わたしの中の小さなヒト
わたしの中には、小さな子どもが住んでいる。
その子はいっつもいっつも四六時中「寂しい!寂しい‼︎寂しい‼︎‼︎」と叫んでいる。あまりの寂しさにところかまわず涙を流したり、じっとしていられなかったり、しょっちゅう何かを口に入れたりし続けている。
優しくしてくれそうな人にはずっと一緒にいて欲しくてしがみついたり、他の人と仲良くしてほしくなかったり、駄々をこねたりもする。

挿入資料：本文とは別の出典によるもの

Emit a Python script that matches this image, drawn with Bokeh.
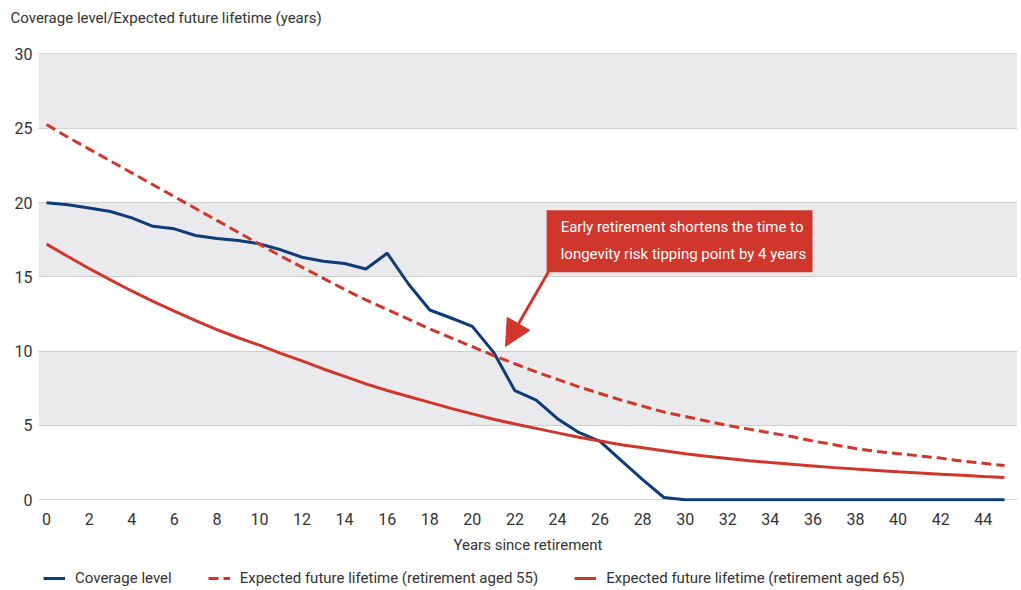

この子のせいで大人のわたしは数々の失敗と失態を繰り返して来たため、わたしはこの子を心の底から憎むようになり、見ない振りをし、居ないことにし、姿を現しそうなると即、罵詈雑言を浴びせ葬り去ろうとしていた。しかしそのような試みはなぜかうまくいかず、彼女はわたしにまるで亡霊のように付きまとい、わたしから離れてくれなかった。大人になったわたしにとっては、邪魔なだけの子なのに。
しかしある時から、その子を邪険にするのをやめて話してみることにした。一緒に遊んでみたり、何が欲しいのか聞いてみることにした。そうしたら、彼女はキリがないほどたくさんの話しをしてくれるようになり、想像できないほどためこんでいた涙も流すようになった。激しい怒りもぶつけてくるようになった。
そうしているうちにいつしかわたしは、泣きじゃくり地団駄を踏んで怒る彼女を愛おしく思うようになってきた。あれほど邪険にしていたのに。
そんなふうになってからは、彼女の寂しさに振り回されて困ったことになってしまうようなことは、減ってきたように思う。まだまだ彼女は言いたいことがたくさんあり、これからもながい付き合いになりそうだし、時々困ることもありそうだ。
でも、わたしはその子と一緒に生きていくことに決めた。今まで置き去りにしていた、わたし自身と。